Dusting his hands with a fistful of chalk, tightening the harness round his waist, Sandeep Kumar Maity gives himself a quick pep talk. The 20-year-old is gearing up to scale Ganesh, a boulder at Badami, Karnataka.
He has been attempting the daunting climb for a couple of days along with three other climbers. While two, Paige Claassen and Tuhin Satarkar, have managed to get to the top Maity hasn’t quite cracked it yet. But the 20-year-old is determined to overcome the challenge, thoroughly inspired by Frenchman Gérôme Pouvreau who successfully scaled the wall in 2011.
Every morning, he wakes up by 5 am so he can make it to the boulder before the sun rises. “With its steep overhanging and angle of the rock, Ganesh is one of the toughest routes to climb in India. I’ve almost made it to the top and hopefully will manage to scale it before I leave Badami,” says Maity, who stops climbing by about 7.30 am when the wall gets too hot to scale. “The rest of my day is spent recuperating, and giving my body enough rest to go climbing again the next morning,” he adds.
The towering red sandstone cliff, which is higher than 15 metres, has only been attempted with the help of harnesses and ropes. But bouldering, meant to be performed on rocks not more than six metres high, is typically done without the use of safety equipment. “That’s what sets it apart from other forms of rock climbing,” reveals Maity, who was first introduced to bouldering when he was about 12 years old. “I would climb the walls in school. It was such fun,” recalls the Vinay Nagar Bengali Senior
At 14, the Delhi boy began competing in inter-state and zonal competitions in disciplines such as lead climbing, speed climbing as well as bouldering. And this year, he made it to four World Cup events across France, Austria and Slovenia organised by the International Federation of Sport Climbing (IFSC). “My best performance was at Innsbruck, Austria in May. I made it to the semis,” says Maity with a hint of pride. “But I was extremely nervous at the beginning. I was up against people who had been competing for ten decades, while I’m only 20 years old. I performed pretty badly at Millau, France and was going to quit, but senior climber Vaibhav Mehta, who I stayed with in Paris, pushed me to continue so I could gain exposure and experience,” he divulges.
Bouldering is quite a popular sport worldwide, and has even found a place in the 2014 Youth Olympic Games to be held in Nanjing, China. “But the sport hasn’t gained much significance in India yet. This may be because it is an expensive sport. The equipment, such as the crash pack, chalk pack and climbing shoes aren’t manufactured locally, you have to get foreign brands shipped here,” rues the climber, who decided to take up the sport full time earlier this year instead of applying to colleges. “Our country has a lot of unexplored natural boulders waiting to be scaled and I plan to do just that,” says Maity, who is now being funded by the Arjun Vajpai Foundation.

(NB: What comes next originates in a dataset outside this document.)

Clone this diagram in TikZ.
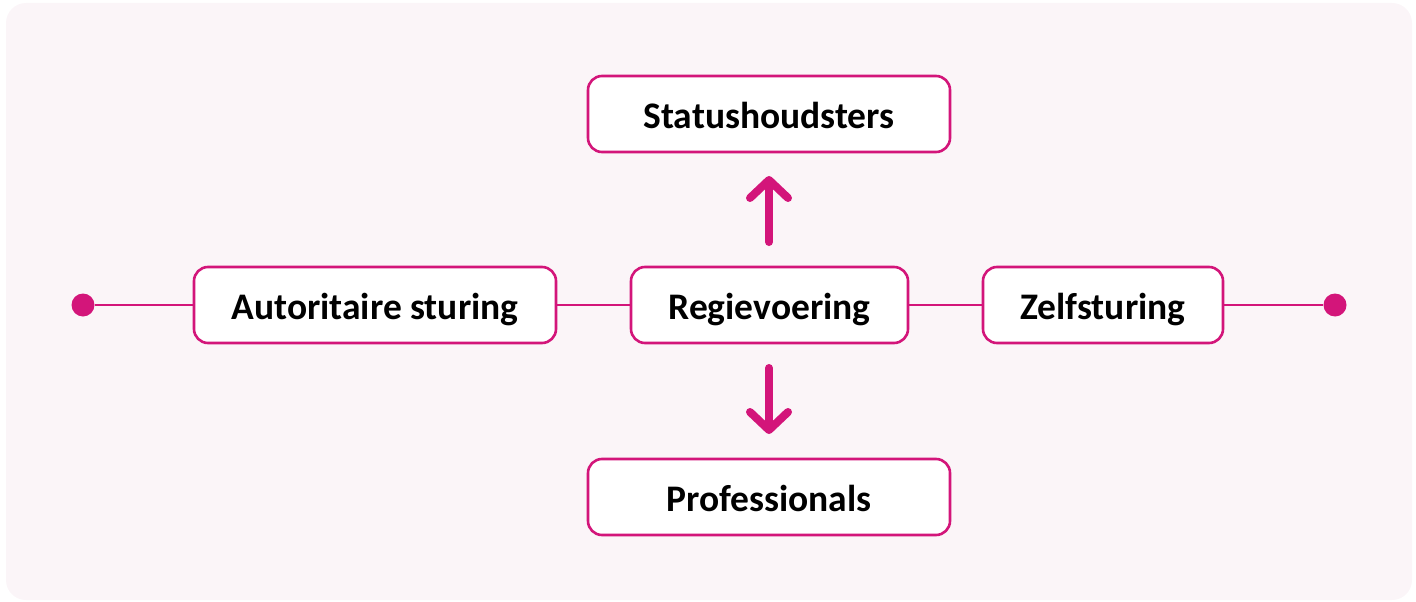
\documentclass[tikz,border=0pt]{standalone}
\usepackage{fontspec}
\setmainfont{Carlito}
\usetikzlibrary{arrows.meta}
\definecolor{accent}{HTML}{D3157A}
\definecolor{panel}{HTML}{FBF5F8}
\begin{document}
\begin{tikzpicture}[x=1pt,y=-1pt,
  box/.style={draw=accent, line width=2.6pt, fill=white, rounded corners=14pt,
    minimum height=76pt, inner sep=0pt, text height=31pt, text depth=3pt,
    font=\fontsize{37.5}{41}\selectfont\bfseries},
  link/.style={draw=accent, line width=2.6pt},
  endpoint/.style={circle, fill=accent, minimum size=23pt, inner sep=0pt},
  flow/.style={draw=accent, line width=8pt, line cap=round,
    -{Straight Barb[length=18pt,width=38pt,line cap=round,line join=round]}}]
  \useasboundingbox (0,0) rectangle (1416,602);
  \fill[panel, rounded corners=20pt] (6,3) rectangle (1412,600);

  \node[box, minimum width=362pt] (top) at (769,114) {Statushoudsters};
  \node[box, minimum width=362pt] (left) at (375,305) {Autoritaire sturing};
  \node[box, minimum width=277pt] (mid) at (769.5,305) {Regievoering};
  \node[box, minimum width=240pt] (right) at (1103,305) {Zelfsturing};
  \node[box, minimum width=362pt] (bottom) at (769,497) {Professionals};

  \node[endpoint] (ldot) at (83,305) {};
  \node[endpoint] (rdot) at (1335,305) {};

  \draw[link] (ldot) -- (left);
  \draw[link] (left) -- (mid);
  \draw[link] (mid) -- (right);
  \draw[link] (right) -- (rdot);

  \coordinate (upstart) at (769,242);
  \coordinate (upend) at (769,176);
  \coordinate (downstart) at (769,368);
  \coordinate (downend) at (769,434);
  \draw[flow] (upstart) -- (upend);
  \draw[flow] (downstart) -- (downend);
\end{tikzpicture}
\end{document}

Badami and the neighbouring Hampi alone are treasure troves for any sports climber. Over the past few weeks, Maity has managed to negotiate his way up quite a few of boulders including what are colloquially known as Surf Traverse and Crystal Ball. “We name the routes so they’re easy to identify. I’ve named one route in Badami, too. I called it Love at First Sight because I had been looking for this kind of route with a steep overhanging for a long time. When I managed to get to the top of it, I really did feel like I was in love,” says Maity laughingly.
With Badami in his bag, Maity will head to Hyderabad for a rock climbing competition, and then to Mumbai soon after to attend an international competition in Navi Mumbai. Come summer and the climber will head to the Himalayas, which is a haven for those keen on the sport.
With his next six months completely packed, Maity is gearing up both physically and mentally. “I work out at the gym and do something called fingers training. Climbers need to have extremely strong fingers and for that we do different pull ups using two or three fingers, finger boards and campus boards,” says Maity. But during the climb, he reveals, it isn’t merely about physical fitness. “You’ll be surprised to know that 60 per cent is about mental strength. It is all about getting your balance right,” reveals the climber.
“Typical retirement age is about 33 or 34 years. After that, sport climbers take to other climbing activities,” says Maity, who has over a decade to excel at the sport. Although awareness about the sport is growing, and there are climbers from across the country, Maity hopes that people learn to love bouldering the way he does.